Records to use ▸

*-*-*

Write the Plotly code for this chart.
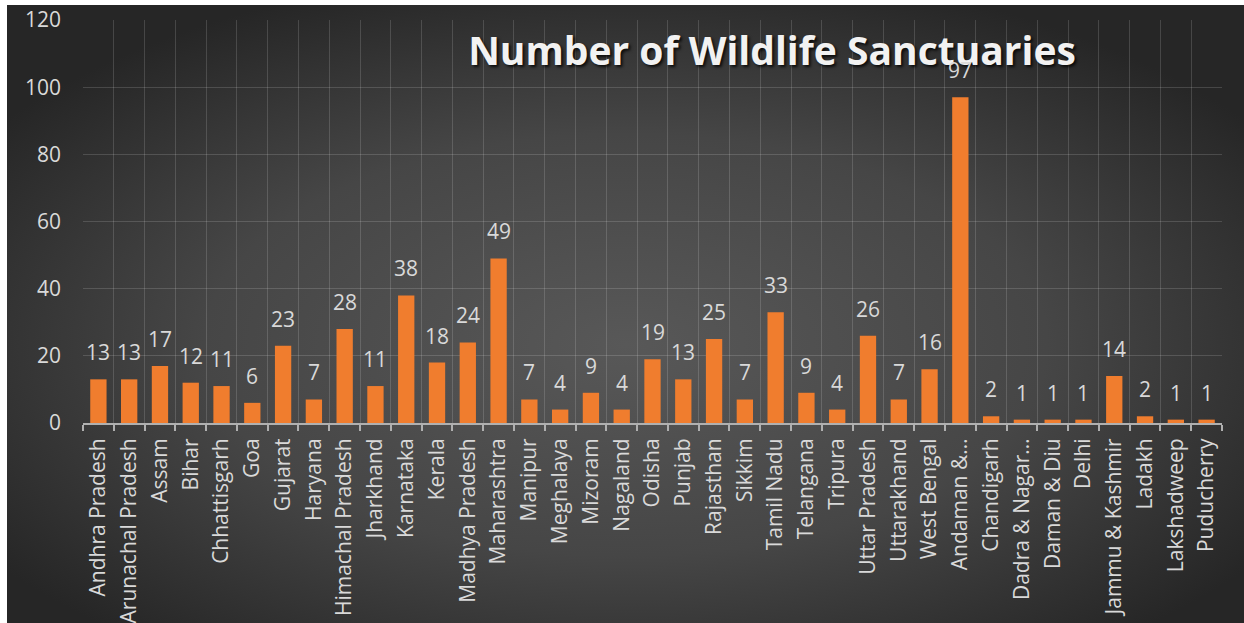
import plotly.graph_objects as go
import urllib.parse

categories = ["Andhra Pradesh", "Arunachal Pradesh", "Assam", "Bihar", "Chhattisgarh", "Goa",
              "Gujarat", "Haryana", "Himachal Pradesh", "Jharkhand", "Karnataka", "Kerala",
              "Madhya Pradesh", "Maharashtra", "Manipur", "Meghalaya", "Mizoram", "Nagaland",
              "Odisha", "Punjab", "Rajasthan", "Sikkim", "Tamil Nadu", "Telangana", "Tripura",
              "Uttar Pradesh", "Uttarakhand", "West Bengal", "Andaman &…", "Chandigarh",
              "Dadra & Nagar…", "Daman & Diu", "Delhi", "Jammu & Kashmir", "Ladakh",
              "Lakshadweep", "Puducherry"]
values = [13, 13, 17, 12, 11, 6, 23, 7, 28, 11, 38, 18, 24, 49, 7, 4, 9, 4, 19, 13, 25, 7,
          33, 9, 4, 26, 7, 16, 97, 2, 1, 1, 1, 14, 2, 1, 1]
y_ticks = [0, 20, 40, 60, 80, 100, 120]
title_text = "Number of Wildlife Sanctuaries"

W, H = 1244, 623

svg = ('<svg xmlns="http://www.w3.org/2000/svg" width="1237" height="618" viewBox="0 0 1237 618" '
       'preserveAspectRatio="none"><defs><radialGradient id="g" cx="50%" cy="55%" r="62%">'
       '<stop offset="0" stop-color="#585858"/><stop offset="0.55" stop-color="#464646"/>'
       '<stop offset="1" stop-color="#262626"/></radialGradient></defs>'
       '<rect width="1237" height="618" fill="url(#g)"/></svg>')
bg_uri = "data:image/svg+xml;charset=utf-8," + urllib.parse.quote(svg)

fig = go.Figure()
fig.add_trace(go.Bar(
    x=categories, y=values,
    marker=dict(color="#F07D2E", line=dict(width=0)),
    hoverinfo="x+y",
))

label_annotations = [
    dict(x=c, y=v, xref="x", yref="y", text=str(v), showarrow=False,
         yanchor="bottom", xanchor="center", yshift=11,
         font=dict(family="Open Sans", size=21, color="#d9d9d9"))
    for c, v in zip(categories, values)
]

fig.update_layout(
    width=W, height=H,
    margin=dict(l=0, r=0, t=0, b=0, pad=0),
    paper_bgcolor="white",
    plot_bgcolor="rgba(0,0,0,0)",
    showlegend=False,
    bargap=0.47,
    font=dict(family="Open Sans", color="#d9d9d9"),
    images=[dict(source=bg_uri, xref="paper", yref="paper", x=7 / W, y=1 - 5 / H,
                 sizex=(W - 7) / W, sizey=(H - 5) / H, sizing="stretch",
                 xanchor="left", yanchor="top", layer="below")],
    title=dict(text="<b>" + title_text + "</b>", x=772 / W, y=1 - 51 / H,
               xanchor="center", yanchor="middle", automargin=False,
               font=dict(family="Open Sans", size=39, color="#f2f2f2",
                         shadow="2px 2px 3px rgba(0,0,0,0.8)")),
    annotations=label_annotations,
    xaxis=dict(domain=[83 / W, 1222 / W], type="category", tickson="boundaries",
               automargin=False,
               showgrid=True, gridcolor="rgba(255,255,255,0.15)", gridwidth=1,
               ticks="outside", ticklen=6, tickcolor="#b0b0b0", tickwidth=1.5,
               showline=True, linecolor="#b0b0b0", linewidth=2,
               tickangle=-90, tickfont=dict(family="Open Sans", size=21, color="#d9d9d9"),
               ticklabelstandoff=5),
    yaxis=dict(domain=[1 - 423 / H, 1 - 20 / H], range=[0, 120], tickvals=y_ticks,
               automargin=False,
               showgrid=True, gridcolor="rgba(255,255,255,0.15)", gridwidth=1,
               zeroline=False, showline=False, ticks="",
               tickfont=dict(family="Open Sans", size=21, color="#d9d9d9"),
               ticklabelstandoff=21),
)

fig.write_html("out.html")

*-*-*

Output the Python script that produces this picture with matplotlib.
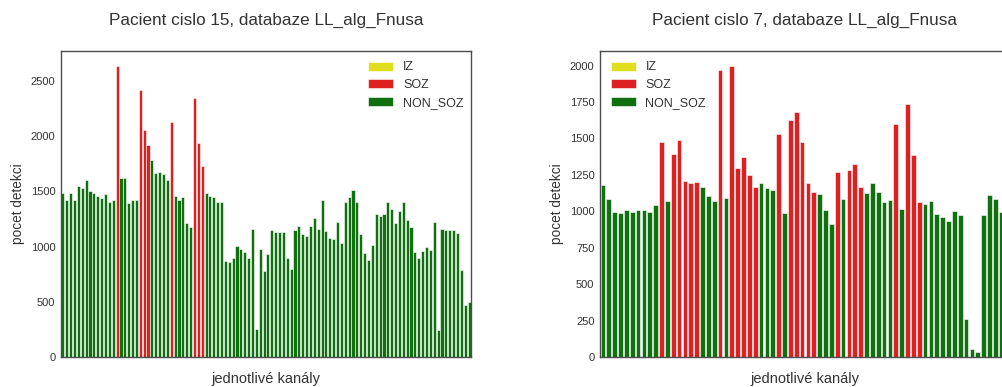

*-*-*

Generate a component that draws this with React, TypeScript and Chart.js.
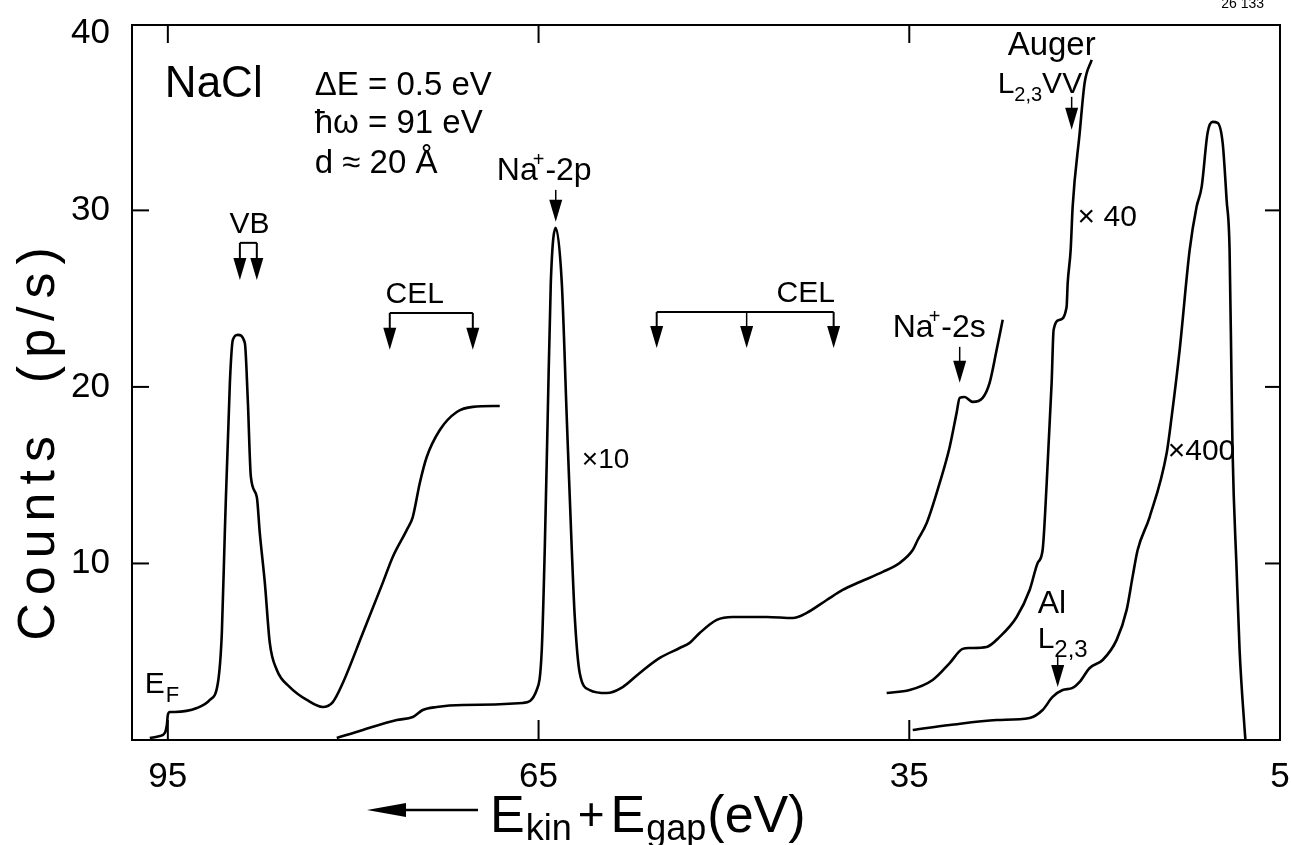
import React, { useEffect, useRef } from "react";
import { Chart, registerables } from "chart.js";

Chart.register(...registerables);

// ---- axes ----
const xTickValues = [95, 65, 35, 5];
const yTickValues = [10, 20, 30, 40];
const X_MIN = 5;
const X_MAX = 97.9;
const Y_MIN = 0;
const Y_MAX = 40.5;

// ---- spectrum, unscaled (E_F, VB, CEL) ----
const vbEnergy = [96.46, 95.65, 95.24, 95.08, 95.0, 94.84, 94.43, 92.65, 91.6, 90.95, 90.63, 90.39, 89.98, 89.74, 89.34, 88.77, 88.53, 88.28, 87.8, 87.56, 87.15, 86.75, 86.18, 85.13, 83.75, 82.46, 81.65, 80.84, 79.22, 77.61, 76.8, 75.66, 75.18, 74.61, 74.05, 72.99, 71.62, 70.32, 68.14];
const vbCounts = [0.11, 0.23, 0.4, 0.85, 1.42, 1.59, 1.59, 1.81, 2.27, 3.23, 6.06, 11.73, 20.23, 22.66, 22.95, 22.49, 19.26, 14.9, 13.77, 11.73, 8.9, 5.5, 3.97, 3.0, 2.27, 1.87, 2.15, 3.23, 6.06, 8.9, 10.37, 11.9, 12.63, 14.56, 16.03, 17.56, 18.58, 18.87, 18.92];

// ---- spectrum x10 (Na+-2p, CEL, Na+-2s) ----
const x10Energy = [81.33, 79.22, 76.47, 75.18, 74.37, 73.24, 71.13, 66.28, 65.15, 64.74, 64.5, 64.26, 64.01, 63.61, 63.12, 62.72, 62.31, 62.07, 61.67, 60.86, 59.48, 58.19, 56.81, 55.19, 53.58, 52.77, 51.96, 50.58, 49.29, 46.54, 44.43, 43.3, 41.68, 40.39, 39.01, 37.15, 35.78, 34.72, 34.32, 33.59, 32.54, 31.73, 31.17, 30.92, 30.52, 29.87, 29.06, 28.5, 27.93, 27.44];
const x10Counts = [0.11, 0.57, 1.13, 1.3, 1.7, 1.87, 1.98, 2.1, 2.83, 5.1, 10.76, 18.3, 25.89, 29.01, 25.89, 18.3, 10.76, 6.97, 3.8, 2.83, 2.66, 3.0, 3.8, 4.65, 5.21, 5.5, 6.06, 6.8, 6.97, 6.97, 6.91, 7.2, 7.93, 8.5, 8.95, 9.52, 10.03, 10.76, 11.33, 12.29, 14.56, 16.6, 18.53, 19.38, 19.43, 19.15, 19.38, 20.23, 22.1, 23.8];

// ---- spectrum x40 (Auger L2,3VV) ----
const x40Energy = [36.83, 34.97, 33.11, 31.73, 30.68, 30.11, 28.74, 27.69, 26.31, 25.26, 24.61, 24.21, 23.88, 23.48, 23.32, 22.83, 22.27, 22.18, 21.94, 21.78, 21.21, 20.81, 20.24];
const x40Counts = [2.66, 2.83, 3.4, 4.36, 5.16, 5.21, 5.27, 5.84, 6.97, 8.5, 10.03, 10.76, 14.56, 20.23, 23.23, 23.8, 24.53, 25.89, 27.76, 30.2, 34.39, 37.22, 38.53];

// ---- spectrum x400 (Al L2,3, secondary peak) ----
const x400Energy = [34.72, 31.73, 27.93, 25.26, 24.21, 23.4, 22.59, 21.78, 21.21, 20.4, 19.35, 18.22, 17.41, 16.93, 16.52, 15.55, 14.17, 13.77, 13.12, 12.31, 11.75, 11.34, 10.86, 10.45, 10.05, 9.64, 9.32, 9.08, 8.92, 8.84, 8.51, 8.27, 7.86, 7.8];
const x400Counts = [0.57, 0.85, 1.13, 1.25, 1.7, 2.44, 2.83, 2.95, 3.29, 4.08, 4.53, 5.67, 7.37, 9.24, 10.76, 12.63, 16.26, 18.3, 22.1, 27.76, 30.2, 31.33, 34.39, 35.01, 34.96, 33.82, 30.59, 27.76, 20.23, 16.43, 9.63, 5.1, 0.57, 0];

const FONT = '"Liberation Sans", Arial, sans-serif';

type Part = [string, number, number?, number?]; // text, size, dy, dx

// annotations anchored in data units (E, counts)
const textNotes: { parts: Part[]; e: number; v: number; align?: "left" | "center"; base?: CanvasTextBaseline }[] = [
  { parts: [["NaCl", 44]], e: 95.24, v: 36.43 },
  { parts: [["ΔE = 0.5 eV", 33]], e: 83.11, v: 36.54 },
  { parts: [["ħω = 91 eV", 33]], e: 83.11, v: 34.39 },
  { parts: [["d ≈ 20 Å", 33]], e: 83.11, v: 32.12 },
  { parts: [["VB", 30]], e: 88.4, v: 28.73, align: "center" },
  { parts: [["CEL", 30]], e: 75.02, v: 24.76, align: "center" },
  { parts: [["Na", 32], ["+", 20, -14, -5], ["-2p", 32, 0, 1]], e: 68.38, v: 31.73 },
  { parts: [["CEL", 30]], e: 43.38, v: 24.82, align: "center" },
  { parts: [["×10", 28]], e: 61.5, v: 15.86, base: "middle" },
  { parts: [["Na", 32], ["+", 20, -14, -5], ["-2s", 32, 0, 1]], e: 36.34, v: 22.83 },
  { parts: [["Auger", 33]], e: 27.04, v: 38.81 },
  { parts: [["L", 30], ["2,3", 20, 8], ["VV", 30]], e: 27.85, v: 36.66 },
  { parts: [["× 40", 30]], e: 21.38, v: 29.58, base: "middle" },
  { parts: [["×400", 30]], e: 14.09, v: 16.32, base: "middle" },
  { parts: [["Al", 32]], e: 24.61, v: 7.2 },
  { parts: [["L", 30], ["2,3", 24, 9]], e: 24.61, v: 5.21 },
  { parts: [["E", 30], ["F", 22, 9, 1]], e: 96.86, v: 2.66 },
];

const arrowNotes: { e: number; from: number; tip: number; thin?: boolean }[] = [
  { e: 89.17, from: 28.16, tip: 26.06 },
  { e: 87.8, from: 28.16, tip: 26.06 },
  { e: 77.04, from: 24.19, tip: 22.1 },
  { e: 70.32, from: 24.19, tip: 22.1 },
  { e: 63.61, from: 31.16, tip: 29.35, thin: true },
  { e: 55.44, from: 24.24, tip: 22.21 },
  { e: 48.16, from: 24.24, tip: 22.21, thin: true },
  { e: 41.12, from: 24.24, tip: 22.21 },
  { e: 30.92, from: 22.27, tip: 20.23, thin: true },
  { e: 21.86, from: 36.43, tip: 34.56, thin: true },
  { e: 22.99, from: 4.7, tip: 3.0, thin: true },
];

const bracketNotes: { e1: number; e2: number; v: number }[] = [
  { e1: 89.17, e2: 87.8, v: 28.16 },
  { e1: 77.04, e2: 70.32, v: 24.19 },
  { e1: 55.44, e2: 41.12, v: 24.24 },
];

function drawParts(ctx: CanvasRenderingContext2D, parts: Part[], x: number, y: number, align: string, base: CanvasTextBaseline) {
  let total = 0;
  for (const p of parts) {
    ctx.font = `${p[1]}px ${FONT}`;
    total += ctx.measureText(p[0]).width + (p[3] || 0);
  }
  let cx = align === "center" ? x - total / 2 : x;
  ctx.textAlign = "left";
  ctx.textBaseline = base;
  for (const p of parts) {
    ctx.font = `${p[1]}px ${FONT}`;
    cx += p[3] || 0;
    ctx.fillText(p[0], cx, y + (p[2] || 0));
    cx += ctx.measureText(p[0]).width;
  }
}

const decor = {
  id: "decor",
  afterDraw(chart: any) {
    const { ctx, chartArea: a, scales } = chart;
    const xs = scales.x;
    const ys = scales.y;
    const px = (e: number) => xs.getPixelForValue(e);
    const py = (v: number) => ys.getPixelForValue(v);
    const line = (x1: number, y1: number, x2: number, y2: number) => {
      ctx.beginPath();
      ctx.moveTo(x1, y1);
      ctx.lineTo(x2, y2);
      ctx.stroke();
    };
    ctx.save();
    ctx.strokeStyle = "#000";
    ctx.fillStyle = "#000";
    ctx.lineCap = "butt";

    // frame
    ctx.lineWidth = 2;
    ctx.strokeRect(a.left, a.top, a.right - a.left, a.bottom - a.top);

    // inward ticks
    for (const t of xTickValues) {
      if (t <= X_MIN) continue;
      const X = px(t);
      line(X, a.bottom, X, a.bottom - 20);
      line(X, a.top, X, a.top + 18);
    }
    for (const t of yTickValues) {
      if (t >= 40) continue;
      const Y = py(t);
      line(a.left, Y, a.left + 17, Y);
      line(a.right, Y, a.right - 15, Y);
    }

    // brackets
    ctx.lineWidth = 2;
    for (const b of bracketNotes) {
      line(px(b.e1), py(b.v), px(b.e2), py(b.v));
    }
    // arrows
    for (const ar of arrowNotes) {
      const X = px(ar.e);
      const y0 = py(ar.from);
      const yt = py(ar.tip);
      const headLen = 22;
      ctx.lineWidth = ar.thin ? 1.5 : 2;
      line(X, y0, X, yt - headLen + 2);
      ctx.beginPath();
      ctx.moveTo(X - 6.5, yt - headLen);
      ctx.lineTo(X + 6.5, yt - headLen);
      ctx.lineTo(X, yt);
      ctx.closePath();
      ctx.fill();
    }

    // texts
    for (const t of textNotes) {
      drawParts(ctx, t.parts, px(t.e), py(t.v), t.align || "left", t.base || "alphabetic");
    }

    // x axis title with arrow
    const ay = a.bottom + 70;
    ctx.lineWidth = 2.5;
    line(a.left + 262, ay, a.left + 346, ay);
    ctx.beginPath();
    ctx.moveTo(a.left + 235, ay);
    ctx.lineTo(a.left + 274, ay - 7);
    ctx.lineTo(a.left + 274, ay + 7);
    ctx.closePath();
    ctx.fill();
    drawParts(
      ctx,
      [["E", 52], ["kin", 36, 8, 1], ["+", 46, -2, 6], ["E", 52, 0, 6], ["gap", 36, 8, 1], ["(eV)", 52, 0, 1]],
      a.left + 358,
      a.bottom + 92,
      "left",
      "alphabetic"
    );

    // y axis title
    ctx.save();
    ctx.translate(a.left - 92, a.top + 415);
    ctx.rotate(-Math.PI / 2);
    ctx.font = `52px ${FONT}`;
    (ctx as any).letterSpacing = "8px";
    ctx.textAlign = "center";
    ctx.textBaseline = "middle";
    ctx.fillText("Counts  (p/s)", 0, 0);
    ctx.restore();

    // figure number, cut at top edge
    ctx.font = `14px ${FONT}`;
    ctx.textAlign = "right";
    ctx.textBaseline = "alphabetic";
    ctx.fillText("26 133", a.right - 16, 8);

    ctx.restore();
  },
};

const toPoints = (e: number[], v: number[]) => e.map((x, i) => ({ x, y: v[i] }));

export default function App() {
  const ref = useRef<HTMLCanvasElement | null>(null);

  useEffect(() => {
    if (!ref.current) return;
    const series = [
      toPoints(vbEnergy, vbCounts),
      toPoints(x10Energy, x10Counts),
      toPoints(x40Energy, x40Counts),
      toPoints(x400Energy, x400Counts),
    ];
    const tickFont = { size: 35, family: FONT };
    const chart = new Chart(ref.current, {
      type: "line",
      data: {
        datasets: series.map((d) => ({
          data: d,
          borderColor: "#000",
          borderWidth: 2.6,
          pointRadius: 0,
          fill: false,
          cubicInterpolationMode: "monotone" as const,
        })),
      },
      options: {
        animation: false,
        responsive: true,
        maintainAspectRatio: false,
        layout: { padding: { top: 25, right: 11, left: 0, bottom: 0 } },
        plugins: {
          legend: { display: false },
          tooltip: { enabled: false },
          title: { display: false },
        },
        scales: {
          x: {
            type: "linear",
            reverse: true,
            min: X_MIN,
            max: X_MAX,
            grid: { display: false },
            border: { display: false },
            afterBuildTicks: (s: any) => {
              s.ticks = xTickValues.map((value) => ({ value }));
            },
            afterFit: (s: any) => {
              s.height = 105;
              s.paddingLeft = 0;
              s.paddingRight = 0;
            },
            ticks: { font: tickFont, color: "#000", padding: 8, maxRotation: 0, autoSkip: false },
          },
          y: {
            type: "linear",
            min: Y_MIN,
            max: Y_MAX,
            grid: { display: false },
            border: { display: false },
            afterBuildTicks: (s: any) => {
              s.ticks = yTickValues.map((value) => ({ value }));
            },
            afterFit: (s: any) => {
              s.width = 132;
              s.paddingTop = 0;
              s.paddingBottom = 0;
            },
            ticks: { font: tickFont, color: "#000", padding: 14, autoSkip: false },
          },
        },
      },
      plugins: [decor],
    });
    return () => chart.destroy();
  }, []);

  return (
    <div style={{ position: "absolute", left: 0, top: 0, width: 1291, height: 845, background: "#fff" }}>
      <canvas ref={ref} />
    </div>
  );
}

*-*-*

Task statement ▸ Pick out the lines containing the string "that".

Solution for this task ▸
Output the Python script that produces this picture with matplotlib.
Generate a component that draws this with React, TypeScript and Chart.js.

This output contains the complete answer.